### DATA LINES
= = = = = = =
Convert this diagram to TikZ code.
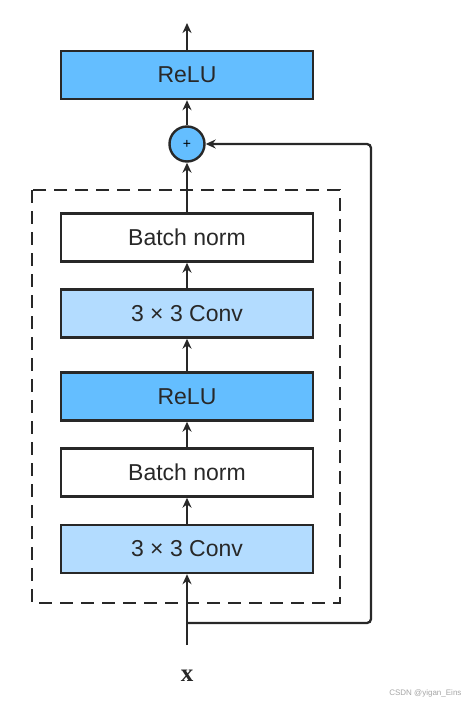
\documentclass[tikz,border=0pt]{standalone}
\usepackage{fontspec}
\setmainfont{Liberation Sans}
\newfontfamily\serifbold{Liberation Serif}
\usetikzlibrary{arrows.meta}
\definecolor{relublue}{RGB}{100,190,255}
\definecolor{convblue}{RGB}{179,220,255}
\definecolor{edge}{RGB}{40,40,40}
\tikzset{
  layerbox/.style={draw=edge, line width=2.4pt, minimum width=252pt, minimum height=48pt,
    inner sep=0pt, font=\fontsize{23}{26}\selectfont, text=edge},
  relubox/.style={layerbox, fill=relublue},
  convbox/.style={layerbox, fill=convblue},
  bnbox/.style={layerbox, fill=white},
  conn/.style={draw=edge, line width=2.3pt, -{Stealth[length=10pt,width=9pt]}},
  skipline/.style={draw=edge, line width=2.3pt, rounded corners=4pt},
  dashbox/.style={draw=edge, line width=2.6pt, dash pattern=on 13pt off 8pt},
}
\begin{document}
\begin{tikzpicture}[x=1pt,y=-1pt]
\useasboundingbox (0,0) rectangle (473,706);
\fill[white] (0,0) rectangle (473,706);
% dashed block
\draw[dashbox] (32,190) rectangle (340,603);
% layers
\node[relubox] (relu1) at (187,75) {ReLU};
\node[bnbox] (bn1) at (187,237.5) {Batch norm};
\node[convbox] (conv1) at (187,313.5) {3 × 3 Conv};
\node[relubox] (relu2) at (187,396.5) {ReLU};
\node[bnbox] (bn2) at (187,472.5) {Batch norm};
\node[convbox] (conv2) at (187,549) {3 × 3 Conv};
\node[circle, draw=edge, line width=2.4pt, fill=relublue, minimum size=35pt, inner sep=0pt,
  font=\fontsize{14}{15}\selectfont] (add) at (187,144) {+};
\coordinate (out) at (187,23);
\coordinate (in) at (187,645);
\coordinate (branch) at (187,623);
\coordinate (rc1) at (371,623);
\coordinate (rc2) at (371,144);
\node[font=\serifbold\bfseries\fontsize{25}{27}\selectfont, text=edge] (xlab) at (187,676) {x};
\node[font=\fontsize{8}{9}\selectfont, text=black!35, anchor=east] (wm) at (465,693) {CSDN @yigan\_Eins};
% connectors
\draw[conn] (relu1.north) -- (out);
\draw[conn] (add.north) -- (relu1.south);
\draw[conn] (bn1.north) -- (add.south);
\draw[conn] (conv1.north) -- (bn1.south);
\draw[conn] (relu2.north) -- (conv1.south);
\draw[conn] (bn2.north) -- (relu2.south);
\draw[conn] (conv2.north) -- (bn2.south);
\draw[conn] (in) -- (conv2.south);
\draw[skipline] (branch) -- (rc1) -- (rc2) -- ([xshift=3pt]add.east);
\draw[conn] ([xshift=12pt]add.east) -- (add.east);
\end{tikzpicture}
\end{document}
= = = = = = =
### DIRECTIONS
Restate the data above word for word. Skip every picture.

### OUTPUT OF THE TASK
Convert this diagram to TikZ code.
\documentclass[tikz,border=0pt]{standalone}
\usepackage{fontspec}
\setmainfont{Liberation Sans}
\newfontfamily\serifbold{Liberation Serif}
\usetikzlibrary{arrows.meta}
\definecolor{relublue}{RGB}{100,190,255}
\definecolor{convblue}{RGB}{179,220,255}
\definecolor{edge}{RGB}{40,40,40}
\tikzset{
  layerbox/.style={draw=edge, line width=2.4pt, minimum width=252pt, minimum height=48pt,
    inner sep=0pt, font=\fontsize{23}{26}\selectfont, text=edge},
  relubox/.style={layerbox, fill=relublue},
  convbox/.style={layerbox, fill=convblue},
  bnbox/.style={layerbox, fill=white},
  conn/.style={draw=edge, line width=2.3pt, -{Stealth[length=10pt,width=9pt]}},
  skipline/.style={draw=edge, line width=2.3pt, rounded corners=4pt},
  dashbox/.style={draw=edge, line width=2.6pt, dash pattern=on 13pt off 8pt},
}
\begin{document}
\begin{tikzpicture}[x=1pt,y=-1pt]
\useasboundingbox (0,0) rectangle (473,706);
\fill[white] (0,0) rectangle (473,706);
% dashed block
\draw[dashbox] (32,190) rectangle (340,603);
% layers
\node[relubox] (relu1) at (187,75) {ReLU};
\node[bnbox] (bn1) at (187,237.5) {Batch norm};
\node[convbox] (conv1) at (187,313.5) {3 × 3 Conv};
\node[relubox] (relu2) at (187,396.5) {ReLU};
\node[bnbox] (bn2) at (187,472.5) {Batch norm};
\node[convbox] (conv2) at (187,549) {3 × 3 Conv};
\node[circle, draw=edge, line width=2.4pt, fill=relublue, minimum size=35pt, inner sep=0pt,
  font=\fontsize{14}{15}\selectfont] (add) at (187,144) {+};
\coordinate (out) at (187,23);
\coordinate (in) at (187,645);
\coordinate (branch) at (187,623);
\coordinate (rc1) at (371,623);
\coordinate (rc2) at (371,144);
\node[font=\serifbold\bfseries\fontsize{25}{27}\selectfont, text=edge] (xlab) at (187,676) {x};
\node[font=\fontsize{8}{9}\selectfont, text=black!35, anchor=east] (wm) at (465,693) {CSDN @yigan\_Eins};
% connectors
\draw[conn] (relu1.north) -- (out);
\draw[conn] (add.north) -- (relu1.south);
\draw[conn] (bn1.north) -- (add.south);
\draw[conn] (conv1.north) -- (bn1.south);
\draw[conn] (relu2.north) -- (conv1.south);
\draw[conn] (bn2.north) -- (relu2.south);
\draw[conn] (conv2.north) -- (bn2.south);
\draw[conn] (in) -- (conv2.south);
\draw[skipline] (branch) -- (rc1) -- (rc2) -- ([xshift=3pt]add.east);
\draw[conn] ([xshift=12pt]add.east) -- (add.east);
\end{tikzpicture}
\end{document}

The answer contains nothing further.